Calibrating Studio Monitors

Studio Monitors plays a vital role in Mixing and arguably monitoring it in a right way is the most important part of mixing. Without being able to hear the music properly, you won’t be able to mix it. Your monitors, room treatment and your positioning are all critical factors in ensuring you’re able to deliver mixes that translate to different speakers. Studio monitors play an important role in mixing and mastering an audio track or a song. They have a flat frequency response, making them the best to use in recording and mixing studios. Calibrating your monitors helps your ears to become habituated to a standard level of volume which enables you to listen to sound in your environment more accurately. It’s also another great way to preserve your hearing.

Calibrating your monitors is the process of understanding and setting the level coming out of your DAW relative to the SPL that’s leaving the speaker. This lets you know that when your mixer is set to unity or your output level is at a marked spot  that you’re able to hear the volume level your speakers are calibrated to.

You also have to make sure that both speakers are accurately reproducing the same level of audio. No two pieces of electronics are the same so just setting the two volume controls to the same level isn’t enough to ensure consistency between both speakers.

In order to calibrate we’ll need to use pink noise. Pink noise is a tone that consists of every frequency band at exactly the same level. This makes it the ideal tool for many types of acoustic measurements including speaker and room calibration.

Things required to calibrate Studio Monitors

  1. Tone Generator ( Pink Noise )
  2. SPL Meter ( C weighted Scale )

Steps To calibrate your speakers :

  1. Turn the independent level controls on the back of each of your studio monitors all the way down.
  2. Set your interface output to unity if there is one. If it doesn’t have a unity level, then you can choose where you’d like your output knob to be when you reach the desired level you’re calibrating to. Mark the spot on output knob with a white china marker or a piece of console tape.
  3. You’ll need to set up a track in your DAW with a tone generator to output pink noise. Most DAWs have a tone generator built in. Set the level to -18dbfs (you can use -20dbfs if you want more headroom). If you did step 1 correctly, then you shouldn’t hear anything yet. (We are calibrating to -18dbfs because it is considered to be the equivalent of 0 dBVU which is the sweet spot for analog gear)
  4. Now you’ll need an SPL meter. You’ll need to make sure the SPL meter has a C-weighted scale. Unlike the A-weighted scale, the C-weighted scale does not cut off the lower and higher frequencies that the average person cannot hear which makes it more suited for calibration purposes.
  5. Point the SPL meter at the sweetpoint in the center of the speakers where you would typically have your head. Make sure the meter is at about the same level as your ears.
  6. Pan the pink noise all the way to the right, so it’s only coming out of the right speaker. Start turning up the volume knob on the back of the right speaker until the SPL meter reads 78-85 dBs depending on what you decide to calibrate your speakers at. I’ll be calibrating my speakers at 80db. If you’re sitting closer to your speakers, you can calibrate them lower. Renowned mastering engineer Bob Katz likes to monitor at 79 dB
  7. Now pan the pink noise to the left and repeat step 6 with the left speaker.
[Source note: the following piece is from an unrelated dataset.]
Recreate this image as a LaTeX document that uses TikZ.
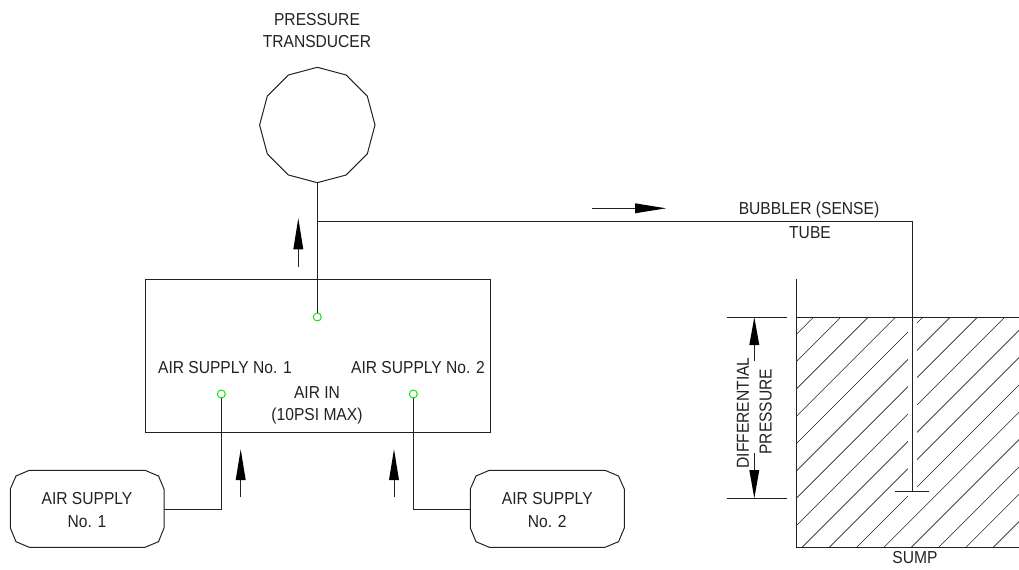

You’ll now know where you should be keeping your monitors output level to ensure you’re listening at the desired level.

Conclusion

In conclusion, never forget to calibrate your studio monitors. It hardly takes any time and is pretty straightforward. Mixing thru headphones might cause ear fatigue. The difference between mixing with your monitor speakers and your headphones is NIGHT and DAY. When you listen to a mix with speakers, the mind actually fills in the middle of the sonic picture with a phantom center channel. Headphones take away the mind’s ability to accurately fill this phantom center channel so the mind will place the center channel in an indeterminate location. Hence your mixes will never sound the same through headphones as they do through monitor speakers.